[Begin Material for the task]

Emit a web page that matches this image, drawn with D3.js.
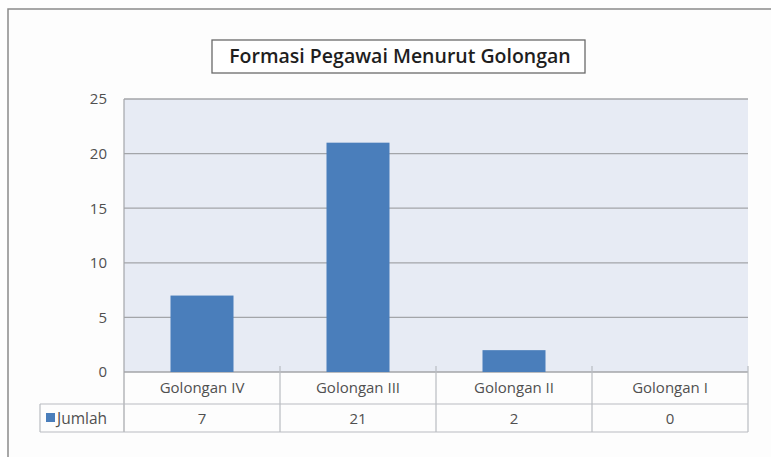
<!DOCTYPE html>
<html><head><meta charset="utf-8">
<script src="https://cdn.jsdelivr.net/npm/d3@7/dist/d3.min.js"></script>
<style>html,body{margin:0;padding:0;background:#fff;}svg{display:block;}</style>
</head><body>
<svg id="c" width="771" height="457"></svg>
<script>
const categories = ["Golongan IV", "Golongan III", "Golongan II", "Golongan I"];
const values = [7, 21, 2, 0];
const seriesName = "Jumlah";
const yTicks = [0, 5, 10, 15, 20, 25];
const title = "Formasi Pegawai Menurut Golongan";

const svg = d3.select("#c");
const font = "'Open Sans', 'Noto Sans', sans-serif";
const L = 124, R = 748, T = 99, B = 372;
const row1 = 404, row2 = 432, legL = 40;

svg.append("rect").attr("x",0).attr("y",0).attr("width",771).attr("height",457).attr("fill","#fefefe");
svg.append("rect").attr("x",8).attr("y",9).attr("width",800).attr("height",500)
  .attr("fill","#fdfdfd").attr("stroke","#8a8a8a").attr("stroke-width",1.5);

const x = d3.scaleBand().domain(categories).range([L, R]).paddingInner(0).paddingOuter(0);
const y = d3.scaleLinear().domain([0, 25]).range([B, T]);

svg.append("rect").attr("x",L).attr("y",T).attr("width",R-L).attr("height",B-T).attr("fill","#e7ebf4");

// gridlines
svg.append("g").selectAll("line").data(yTicks).join("line")
  .attr("x1",L).attr("x2",R).attr("y1",d=>y(d)).attr("y2",d=>y(d))
  .attr("stroke","#a3a5a9").attr("stroke-width",1.3);

// y axis
const yAxis = svg.append("g").attr("transform",`translate(${L},0)`)
  .call(d3.axisLeft(y).tickValues(yTicks).tickSize(0).tickPadding(17));
yAxis.select(".domain").remove();
yAxis.selectAll("text").attr("font-family",font).attr("font-size",15).attr("fill","#505050");

// bars
const bw = 63;
svg.append("g").selectAll("rect").data(values).join("rect")
  .attr("x",(d,i)=>x(categories[i]) + x.bandwidth()/2 - bw/2)
  .attr("y",d=>y(d)).attr("width",bw).attr("height",d=>y(0)-y(d))
  .attr("fill","#4a7ebb");

// table
const tg = svg.append("g").attr("stroke","#b9bcc1").attr("stroke-width",1.2);
tg.append("line").attr("x1",L).attr("x2",L).attr("y1",T).attr("y2",row2).attr("stroke","#a3a5a9");
categories.forEach((c,i)=>{
  const xr = x(c) + x.bandwidth();
  tg.append("line").attr("x1",xr).attr("x2",xr).attr("y1",B-6).attr("y2",row2);
});
tg.append("line").attr("x1",legL).attr("x2",R).attr("y1",row1).attr("y2",row1);
tg.append("line").attr("x1",legL).attr("x2",R).attr("y1",row2).attr("y2",row2);
tg.append("line").attr("x1",legL).attr("x2",legL).attr("y1",row1).attr("y2",row2);

svg.append("g").selectAll("text").data(categories).join("text")
  .attr("x",d=>x(d)+x.bandwidth()/2).attr("y",(B+row1)/2+5)
  .attr("text-anchor","middle").attr("font-family",font).attr("font-size",15).attr("fill","#505050")
  .text(d=>d);
svg.append("g").selectAll("text").data(values).join("text")
  .attr("x",(d,i)=>x(categories[i])+x.bandwidth()/2).attr("y",(row1+row2)/2+5.5)
  .attr("text-anchor","middle").attr("font-family",font).attr("font-size",15).attr("fill","#505050")
  .text(d=>d);
svg.append("rect").attr("x",46).attr("y",413).attr("width",9).attr("height",9).attr("fill","#4a7ebb");
svg.append("text").attr("x",57).attr("y",423.5).attr("font-family",font).attr("font-size",15.5)
  .attr("fill","#505050").text(seriesName);

// title
svg.append("rect").attr("x",212).attr("y",40).attr("width",373).attr("height",33)
  .attr("fill","#fff").attr("stroke","#6a6a6a").attr("stroke-width",1.3);
svg.append("text").attr("x",400).attr("y",63).attr("text-anchor","middle")
  .attr("font-family",font).attr("font-size",19.5).attr("font-weight",600).attr("fill","#1e1e1e")
  .text(title);
</script>
</body></html>
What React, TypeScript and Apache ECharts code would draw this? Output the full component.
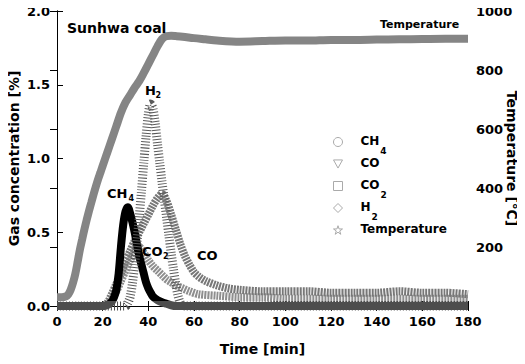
import React, { useEffect, useRef } from "react";
import * as echarts from "echarts";

const FONT = "DejaVu Sans";
const DARK = "#4d4d4d";

// Time ticks
const timeTicks = [0, 20, 40, 60, 80, 100, 120, 140, 160, 180];

// Temperature [°C]
const tempTime = [0, 2, 4, 5, 6, 7, 8, 9, 10, 11, 12, 13, 14, 15, 16, 17, 18, 19, 20, 22, 24, 26, 28, 30, 32, 34, 36, 38, 40, 42, 44, 46, 48, 50, 52, 55, 60, 65, 70, 80, 90, 100, 110, 120, 130, 140, 150, 160, 170, 180];
const tempValue = [30, 30, 33, 40, 55, 78, 108, 148, 190, 225, 260, 292, 322, 350, 378, 405, 430, 452, 475, 520, 565, 610, 655, 690, 715, 740, 762, 790, 820, 850, 880, 905, 915, 916, 915, 913, 908, 904, 900, 896, 898, 900, 900, 902, 902, 903, 904, 905, 906, 906];

// CH4 [%]
const ch4Time = [0, 10, 20, 22, 24, 25, 26, 27, 28, 29, 30, 31, 32, 33, 34, 35, 36, 37, 38, 39, 40, 41, 42, 44, 46, 48, 50, 52, 60, 80, 100, 120, 140, 160, 180];
const ch4Value = [0, 0, 0, 0.005, 0.03, 0.06, 0.11, 0.22, 0.4, 0.55, 0.64, 0.67, 0.63, 0.57, 0.5, 0.42, 0.34, 0.28, 0.22, 0.16, 0.12, 0.09, 0.065, 0.04, 0.025, 0.015, 0.005, 0, 0, 0, 0, 0, 0, 0, 0];

// CO [%]
const coTime = [0, 10, 20, 22, 24, 26, 28, 30, 32, 34, 36, 38, 40, 42, 44, 46, 48, 50, 52, 54, 56, 58, 60, 62, 65, 70, 75, 80, 90, 100, 110, 120, 130, 140, 150, 160, 170, 180];
const coValue = [0, 0, 0, 0.02, 0.08, 0.15, 0.22, 0.3, 0.37, 0.44, 0.5, 0.56, 0.62, 0.68, 0.73, 0.76, 0.71, 0.62, 0.52, 0.42, 0.34, 0.28, 0.23, 0.2, 0.17, 0.14, 0.12, 0.11, 0.1, 0.1, 0.1, 0.09, 0.09, 0.09, 0.1, 0.09, 0.09, 0.08];

// CO2 [%]
const co2Time = [0, 10, 20, 22, 24, 26, 28, 30, 32, 34, 36, 38, 40, 42, 44, 46, 48, 50, 52, 55, 58, 62, 70, 80, 90, 100, 120, 140, 160, 180];
const co2Value = [0, 0, 0, 0.01, 0.05, 0.1, 0.17, 0.24, 0.31, 0.37, 0.4, 0.36, 0.31, 0.27, 0.24, 0.21, 0.18, 0.16, 0.14, 0.12, 0.1, 0.08, 0.07, 0.06, 0.06, 0.05, 0.05, 0.05, 0.05, 0.05];

// H2 [%]
const h2Time = [0, 10, 20, 30, 31, 32, 33, 34, 35, 36, 37, 38, 39, 40, 41, 42, 43, 44, 45, 46, 47, 48, 49, 50, 51, 52, 53, 54, 55, 60, 80, 100, 120, 140, 160, 180];
const h2Value = [0, 0, 0, 0, 0.02, 0.06, 0.15, 0.28, 0.43, 0.6, 0.78, 0.97, 1.15, 1.3, 1.37, 1.34, 1.24, 1.1, 0.97, 0.84, 0.72, 0.6, 0.48, 0.36, 0.25, 0.15, 0.07, 0.02, 0, 0, 0, 0, 0, 0, 0, 0];

const legendParts: Record<string, [string, string]> = {
  CH4: ["CH", "4"],
  CO: ["CO", " "],
  CO2: ["CO", "2"],
  H2: ["H", "2"],
  Temperature: ["Temperature", " "],
};

const pairs = (t: number[], v: number[]) => t.map((x, i) => [x, v[i]]);

const STAR = "path://M5,0L6.2,3.6L10,3.6L6.9,5.8L8.1,9.5L5,7.2L1.9,9.5L3.1,5.8L0,3.6L3.8,3.6Z";
const TRI_DOWN = "path://M0,0L10,0L5,9Z";

export default function App() {
  const ref = useRef<HTMLDivElement>(null);
  useEffect(() => {
    if (!ref.current) return;
    const chart = echarts.init(ref.current, undefined, { renderer: "svg" });
    const axisLabel = { fontFamily: FONT, fontWeight: "bold" as const, fontSize: 13, color: "#000" };
    const nameStyle = { fontFamily: FONT, fontWeight: "bold" as const, fontSize: 14, color: "#000" };
    const legendIconStyle = { color: "#fff", borderColor: "#aaa", borderWidth: 1 };
    const vm = (idx: number, color: string) => ({
      type: "piecewise",
      show: false,
      seriesIndex: idx,
      dimension: 1,
      pieces: [
        { min: -1, max: 0.035, color: DARK },
        { min: 0.035, max: 10, color },
      ],
    });
    const txt = (x: number, y: number, text: string, size: number) => ({
      type: "text",
      x,
      y,
      z: 100,
      style: { text, fontFamily: FONT, fontWeight: "bold", fontSize: size, fill: "#000", align: "left", verticalAlign: "middle" },
    });
    chart.setOption({
      animation: false,
      backgroundColor: "#fff",
      grid: { left: 57, right: 57, top: 11, bottom: 58, containLabel: false, outerBoundsMode: "none" },
      xAxis: [
        {
          type: "value",
          min: 0,
          max: 180,
          interval: 20,
          position: "bottom",
          axisLine: { show: true, lineStyle: { color: "#000", width: 1 } },
          axisTick: { show: true, inside: true, length: 5, lineStyle: { color: "#000" } },
          axisLabel: { ...axisLabel, margin: 9, formatter: (v: number) => (timeTicks.includes(v) ? String(v) : "") },
          splitLine: { show: false },
          name: "Time [min]",
          nameLocation: "middle",
          nameGap: 36,
          nameMoveOverlap: false,
          nameTextStyle: nameStyle,
        },
        {
          type: "value",
          min: 0,
          max: 180,
          interval: 20,
          position: "top",
          axisLine: { show: true, lineStyle: { color: "#000", width: 1 } },
          axisTick: { show: true, inside: true, length: 5, lineStyle: { color: "#000" } },
          axisLabel: { show: false },
          splitLine: { show: false },
        },
      ],
      yAxis: [
        {
          type: "value",
          min: 0,
          max: 2,
          interval: 0.5,
          position: "left",
          axisLine: { show: true, lineStyle: { color: "#000", width: 1 } },
          axisTick: { show: true, inside: true, length: 6, lineStyle: { color: "#000" } },
          axisLabel: { ...axisLabel, margin: 7, formatter: (v: number) => v.toFixed(1) },
          splitLine: { show: false },
          name: "Gas concentration [%]",
          nameLocation: "middle",
          nameGap: 36,
          nameMoveOverlap: false,
          nameTextStyle: nameStyle,
        },
        {
          type: "value",
          min: 0,
          max: 1000,
          interval: 200,
          position: "right",
          axisLine: { show: true, lineStyle: { color: "#000", width: 1 } },
          axisTick: { show: true, inside: true, length: 7, lineStyle: { color: "#000" } },
          axisLabel: { ...axisLabel, margin: 8, formatter: (v: number) => (v === 0 ? "" : String(v)) },
          splitLine: { show: false },
          name: "Temperature [℃]",
          nameLocation: "middle",
          nameRotate: -90,
          nameGap: 37,
          nameMoveOverlap: false,
          nameTextStyle: nameStyle,
        },
      ],
      legend: {
        orient: "vertical",
        left: 328,
        top: 130,
        itemWidth: 9,
        itemHeight: 9,
        itemGap: 2,
        selectedMode: false,
        data: [
          { name: "CH4", icon: "circle", itemStyle: legendIconStyle },
          { name: "CO", icon: TRI_DOWN, itemStyle: legendIconStyle },
          { name: "CO2", icon: "rect", itemStyle: legendIconStyle },
          { name: "H2", icon: "diamond", itemStyle: legendIconStyle },
          { name: "Temperature", icon: STAR, itemStyle: legendIconStyle },
        ],
        formatter: (name: string) => {
          const p = legendParts[name] || [name, " "];
          return `{n|${p[0]}}{s|${p[1]}}`;
        },
        textStyle: {
          fontFamily: FONT,
          fontWeight: "bold",
          fontSize: 12,
          color: "#000",
          rich: {
            n: { fontFamily: FONT, fontWeight: "bold", fontSize: 12, lineHeight: 14, verticalAlign: "top", padding: [0, 0, 0, 13], color: "#000" },
            s: { fontFamily: FONT, fontWeight: "bold", fontSize: 9, lineHeight: 10, verticalAlign: "top", padding: [11, 0, 0, 1], color: "#000" },
          },
        },
      },
      visualMap: [vm(1, "#8e8e8e"), vm(2, "#777777"), vm(3, "#000000"), vm(4, "#5a5a5a")],
      series: [
        {
          name: "Temperature",
          type: "line",
          yAxisIndex: 1,
          data: pairs(tempTime, tempValue),
          showSymbol: false,
          smooth: 0.3,
          lineStyle: { color: "#858585", width: 8 },
          itemStyle: { color: "#858585" },
          z: 1,
        },
        {
          name: "CO2",
          type: "line",
          data: pairs(co2Time, co2Value),
          showSymbol: false,
          smooth: 0.3,
          clip: false,
          lineStyle: { width: 8, type: [2, 1] },
          itemStyle: { color: "#8e8e8e" },
          z: 2,
        },
        {
          name: "CO",
          type: "line",
          data: pairs(coTime, coValue),
          showSymbol: false,
          smooth: 0.3,
          clip: false,
          lineStyle: { width: 8, type: [2, 1] },
          itemStyle: { color: "#777" },
          z: 3,
        },
        {
          name: "CH4",
          type: "line",
          data: pairs(ch4Time, ch4Value),
          showSymbol: false,
          smooth: 0.3,
          clip: false,
          lineStyle: { width: 8 },
          itemStyle: { color: "#000" },
          z: 4,
        },
        {
          name: "H2",
          type: "line",
          data: pairs(h2Time, h2Value),
          showSymbol: false,
          smooth: 0.3,
          clip: false,
          lineStyle: { width: 9, type: [1, 2] },
          itemStyle: { color: "#5a5a5a" },
          z: 5,
        },
      ],
      graphic: [
        txt(67, 28, "Sunhwa coal", 14),
        txt(380, 24, "Temperature", 11),
        txt(145, 90, "H", 13),
        txt(155.5, 95, "2", 8),
        txt(107, 193, "CH", 13),
        txt(128.5, 198, "4", 8),
        txt(142, 251, "CO", 13),
        txt(163, 256, "2", 8),
        txt(197, 255, "CO", 13),
      ],
    });
    return () => chart.dispose();
  }, []);
  return <div ref={ref} style={{ width: 525, height: 364, margin: -8 }} />;
}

[End Material for the task]

Brief - Going through the entries above line by line, work out how many lines include the word "React". Only the number is required.

Exercise output - 2